The mother has mellowed some since her rapturous and highly-opinionated youth, and so she is opposed to the project. But she is embarrassed into inglorious submission when the daughter reads her a poetic account of the mother's life of some twenty years ago with an enthusiastic young Communist. It appears that the girl has been writing a thesis in college on the contribution of Greenwich Village to freedom in American literature and morals, and incidentally delving into her mother's racy past. The latter soon has company in her embarrassment, however, because the partner of her ecstatic adventure, who also wrote the poem describing it, is in the house on a reminiscent visit, now being an international literary agent.
The other two men in the story, however, are too orthodox to live in complete harmony with such spontaneous unrepresed people. The father, a Dutch banker, tries very hard to be broad-minded, but he can't quite make the grade.

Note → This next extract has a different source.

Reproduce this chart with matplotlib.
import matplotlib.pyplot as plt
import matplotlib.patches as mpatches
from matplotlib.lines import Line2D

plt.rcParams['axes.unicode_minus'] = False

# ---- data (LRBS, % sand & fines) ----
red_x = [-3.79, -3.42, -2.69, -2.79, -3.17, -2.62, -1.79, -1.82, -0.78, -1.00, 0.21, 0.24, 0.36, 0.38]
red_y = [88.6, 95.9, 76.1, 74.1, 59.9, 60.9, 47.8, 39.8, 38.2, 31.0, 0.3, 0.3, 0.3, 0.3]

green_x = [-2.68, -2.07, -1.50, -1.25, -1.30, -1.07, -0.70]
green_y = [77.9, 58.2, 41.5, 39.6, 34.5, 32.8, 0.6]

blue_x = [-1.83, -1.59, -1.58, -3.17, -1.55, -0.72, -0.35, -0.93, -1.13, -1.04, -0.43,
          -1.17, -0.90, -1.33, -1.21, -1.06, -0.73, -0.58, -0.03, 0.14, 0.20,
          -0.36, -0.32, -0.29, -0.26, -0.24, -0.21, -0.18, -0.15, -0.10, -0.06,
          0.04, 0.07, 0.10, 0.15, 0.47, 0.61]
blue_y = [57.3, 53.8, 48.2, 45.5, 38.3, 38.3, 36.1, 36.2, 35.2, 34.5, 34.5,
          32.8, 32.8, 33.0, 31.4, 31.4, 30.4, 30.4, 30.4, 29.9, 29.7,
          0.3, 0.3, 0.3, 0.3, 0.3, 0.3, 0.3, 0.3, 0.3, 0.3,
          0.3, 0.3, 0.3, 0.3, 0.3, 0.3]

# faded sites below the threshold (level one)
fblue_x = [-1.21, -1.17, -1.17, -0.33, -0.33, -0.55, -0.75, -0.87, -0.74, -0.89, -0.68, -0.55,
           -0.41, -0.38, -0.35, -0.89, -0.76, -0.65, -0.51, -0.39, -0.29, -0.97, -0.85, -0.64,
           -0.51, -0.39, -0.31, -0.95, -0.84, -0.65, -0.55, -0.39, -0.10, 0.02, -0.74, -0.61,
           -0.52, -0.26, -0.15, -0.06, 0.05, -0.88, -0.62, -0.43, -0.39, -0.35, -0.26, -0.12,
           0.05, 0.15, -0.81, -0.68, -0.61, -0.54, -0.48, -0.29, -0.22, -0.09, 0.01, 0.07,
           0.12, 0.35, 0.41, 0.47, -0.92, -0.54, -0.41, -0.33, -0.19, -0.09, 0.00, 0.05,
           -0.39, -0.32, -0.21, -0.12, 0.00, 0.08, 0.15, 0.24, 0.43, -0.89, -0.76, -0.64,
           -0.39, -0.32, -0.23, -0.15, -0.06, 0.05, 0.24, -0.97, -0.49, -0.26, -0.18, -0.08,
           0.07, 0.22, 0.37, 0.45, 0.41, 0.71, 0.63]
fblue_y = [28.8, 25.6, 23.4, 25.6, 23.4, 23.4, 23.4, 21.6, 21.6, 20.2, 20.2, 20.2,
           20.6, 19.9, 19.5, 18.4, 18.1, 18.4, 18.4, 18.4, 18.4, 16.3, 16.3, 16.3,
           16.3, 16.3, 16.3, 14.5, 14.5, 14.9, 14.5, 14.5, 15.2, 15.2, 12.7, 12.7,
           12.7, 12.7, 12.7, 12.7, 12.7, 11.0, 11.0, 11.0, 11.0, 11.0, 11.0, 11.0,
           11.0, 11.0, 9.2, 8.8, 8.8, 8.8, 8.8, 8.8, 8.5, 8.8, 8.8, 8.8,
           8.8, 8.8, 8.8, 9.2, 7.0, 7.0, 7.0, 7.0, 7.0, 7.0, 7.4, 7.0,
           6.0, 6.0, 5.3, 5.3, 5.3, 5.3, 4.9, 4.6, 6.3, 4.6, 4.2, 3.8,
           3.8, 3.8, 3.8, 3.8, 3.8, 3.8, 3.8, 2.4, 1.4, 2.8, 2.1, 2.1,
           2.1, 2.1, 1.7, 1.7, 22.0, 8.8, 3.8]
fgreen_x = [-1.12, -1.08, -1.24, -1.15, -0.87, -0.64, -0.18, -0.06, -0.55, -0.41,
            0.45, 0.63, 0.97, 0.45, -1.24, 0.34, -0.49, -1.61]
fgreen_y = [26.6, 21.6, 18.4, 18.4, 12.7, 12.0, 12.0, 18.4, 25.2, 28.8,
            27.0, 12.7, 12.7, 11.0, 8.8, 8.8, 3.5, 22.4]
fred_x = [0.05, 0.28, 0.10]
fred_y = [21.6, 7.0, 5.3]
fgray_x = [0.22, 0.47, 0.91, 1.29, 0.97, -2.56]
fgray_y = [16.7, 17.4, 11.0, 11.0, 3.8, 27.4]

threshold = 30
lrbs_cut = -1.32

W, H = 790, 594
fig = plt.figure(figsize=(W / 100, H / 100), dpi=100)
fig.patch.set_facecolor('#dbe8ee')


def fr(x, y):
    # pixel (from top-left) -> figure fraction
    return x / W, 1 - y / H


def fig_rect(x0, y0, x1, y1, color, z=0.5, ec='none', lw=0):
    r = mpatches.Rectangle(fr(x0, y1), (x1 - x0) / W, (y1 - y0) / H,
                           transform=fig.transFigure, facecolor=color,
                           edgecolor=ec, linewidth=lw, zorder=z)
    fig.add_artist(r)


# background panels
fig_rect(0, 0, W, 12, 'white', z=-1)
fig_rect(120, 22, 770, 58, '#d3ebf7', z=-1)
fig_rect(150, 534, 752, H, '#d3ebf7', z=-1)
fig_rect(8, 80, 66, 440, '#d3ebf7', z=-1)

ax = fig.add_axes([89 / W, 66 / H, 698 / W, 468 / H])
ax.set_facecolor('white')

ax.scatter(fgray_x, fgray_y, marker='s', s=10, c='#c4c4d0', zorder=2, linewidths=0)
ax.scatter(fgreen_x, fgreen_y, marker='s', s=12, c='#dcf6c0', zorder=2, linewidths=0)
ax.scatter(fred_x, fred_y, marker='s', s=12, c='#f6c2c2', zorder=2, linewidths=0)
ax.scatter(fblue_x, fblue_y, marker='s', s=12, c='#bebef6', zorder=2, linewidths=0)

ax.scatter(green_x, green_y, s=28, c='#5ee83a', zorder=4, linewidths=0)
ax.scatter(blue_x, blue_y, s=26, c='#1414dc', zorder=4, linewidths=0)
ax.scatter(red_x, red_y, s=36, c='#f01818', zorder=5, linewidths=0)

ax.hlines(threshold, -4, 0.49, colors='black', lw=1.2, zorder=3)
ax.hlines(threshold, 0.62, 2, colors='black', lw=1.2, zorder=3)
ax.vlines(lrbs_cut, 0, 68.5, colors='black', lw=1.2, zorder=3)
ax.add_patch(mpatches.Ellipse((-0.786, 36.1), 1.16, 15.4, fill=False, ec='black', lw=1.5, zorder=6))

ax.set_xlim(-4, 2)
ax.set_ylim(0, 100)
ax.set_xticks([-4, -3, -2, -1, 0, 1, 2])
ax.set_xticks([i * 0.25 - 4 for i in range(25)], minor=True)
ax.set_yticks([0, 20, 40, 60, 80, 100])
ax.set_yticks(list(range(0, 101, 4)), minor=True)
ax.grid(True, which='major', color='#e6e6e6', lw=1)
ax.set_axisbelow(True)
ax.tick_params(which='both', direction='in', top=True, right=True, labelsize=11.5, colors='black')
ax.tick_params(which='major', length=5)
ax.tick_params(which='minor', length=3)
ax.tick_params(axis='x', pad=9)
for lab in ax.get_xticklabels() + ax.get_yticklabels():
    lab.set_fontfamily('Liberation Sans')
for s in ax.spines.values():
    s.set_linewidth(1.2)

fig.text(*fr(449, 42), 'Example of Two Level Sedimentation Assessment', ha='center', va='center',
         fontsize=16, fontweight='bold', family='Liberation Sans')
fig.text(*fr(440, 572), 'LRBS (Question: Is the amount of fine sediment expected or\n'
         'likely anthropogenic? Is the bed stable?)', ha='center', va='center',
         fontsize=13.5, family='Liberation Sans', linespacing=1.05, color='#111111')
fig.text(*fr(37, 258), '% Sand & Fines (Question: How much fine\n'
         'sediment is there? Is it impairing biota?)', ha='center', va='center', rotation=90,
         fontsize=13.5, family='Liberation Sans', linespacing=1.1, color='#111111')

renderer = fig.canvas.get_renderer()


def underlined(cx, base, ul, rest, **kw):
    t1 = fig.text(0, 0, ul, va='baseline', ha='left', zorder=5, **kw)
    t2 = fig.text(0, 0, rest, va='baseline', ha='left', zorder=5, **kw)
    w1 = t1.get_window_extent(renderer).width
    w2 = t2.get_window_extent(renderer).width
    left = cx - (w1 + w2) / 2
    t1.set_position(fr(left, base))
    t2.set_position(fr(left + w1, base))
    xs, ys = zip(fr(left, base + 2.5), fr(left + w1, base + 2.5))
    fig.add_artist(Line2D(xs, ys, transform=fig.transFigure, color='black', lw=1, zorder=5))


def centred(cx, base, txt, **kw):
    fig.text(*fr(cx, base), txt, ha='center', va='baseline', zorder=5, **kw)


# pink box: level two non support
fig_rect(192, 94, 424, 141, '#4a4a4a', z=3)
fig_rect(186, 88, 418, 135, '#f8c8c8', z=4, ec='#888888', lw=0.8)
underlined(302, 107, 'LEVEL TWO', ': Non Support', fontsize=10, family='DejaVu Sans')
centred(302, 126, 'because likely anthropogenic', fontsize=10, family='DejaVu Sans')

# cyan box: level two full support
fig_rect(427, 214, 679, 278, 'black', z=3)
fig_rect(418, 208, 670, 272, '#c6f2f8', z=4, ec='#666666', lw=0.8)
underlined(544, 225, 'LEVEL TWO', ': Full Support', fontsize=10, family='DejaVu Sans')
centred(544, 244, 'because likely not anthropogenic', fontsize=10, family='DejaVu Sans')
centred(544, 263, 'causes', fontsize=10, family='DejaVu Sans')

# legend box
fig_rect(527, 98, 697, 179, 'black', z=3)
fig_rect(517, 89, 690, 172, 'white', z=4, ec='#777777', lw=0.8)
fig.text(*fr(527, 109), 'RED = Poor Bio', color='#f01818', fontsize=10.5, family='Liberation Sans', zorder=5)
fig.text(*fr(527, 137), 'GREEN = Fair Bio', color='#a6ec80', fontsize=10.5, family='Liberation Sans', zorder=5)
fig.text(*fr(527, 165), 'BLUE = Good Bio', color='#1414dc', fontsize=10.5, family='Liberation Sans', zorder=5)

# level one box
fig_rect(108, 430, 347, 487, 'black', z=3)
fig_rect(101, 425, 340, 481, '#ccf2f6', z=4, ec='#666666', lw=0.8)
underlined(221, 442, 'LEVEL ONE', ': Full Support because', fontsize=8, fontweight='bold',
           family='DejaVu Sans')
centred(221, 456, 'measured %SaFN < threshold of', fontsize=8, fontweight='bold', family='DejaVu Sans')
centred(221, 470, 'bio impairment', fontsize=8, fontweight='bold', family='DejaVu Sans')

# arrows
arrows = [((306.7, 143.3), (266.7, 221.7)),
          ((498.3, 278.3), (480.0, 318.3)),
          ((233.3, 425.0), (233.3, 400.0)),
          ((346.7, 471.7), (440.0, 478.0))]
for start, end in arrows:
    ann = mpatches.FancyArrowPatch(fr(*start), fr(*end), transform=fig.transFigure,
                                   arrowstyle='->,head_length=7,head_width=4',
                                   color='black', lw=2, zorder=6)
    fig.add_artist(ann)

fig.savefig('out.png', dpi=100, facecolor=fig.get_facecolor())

The moral behavior of the girl's "uh--friend," as the banker describes him, is the most delightfully surprising of all, even though it may be the hardest to reconcile with the idea of a real, consistent personality.
This conflict between ultra-modernity and Victorian morality, thought far from a new theme, is handled with such winning freshness and gentle sophistication, and such fascinating situations and characters rise out of the melee that extraordinary entertainment is guaranteed.
Lucile Watson is wondrously wise and imperturbable as the mother with career and past. Violet Heming is duly volatile and saccharine as a sister-in-law who is a pioneer in another field; that of making annual pilgrimages to Reno, Nevada. Nicholas Joy is perfectly suave and self-possessed as the ex-Communist poet. Haila Stoddard, making her debut in the part of the darling daughter, proves herself a highly capable actress and creates great expectations.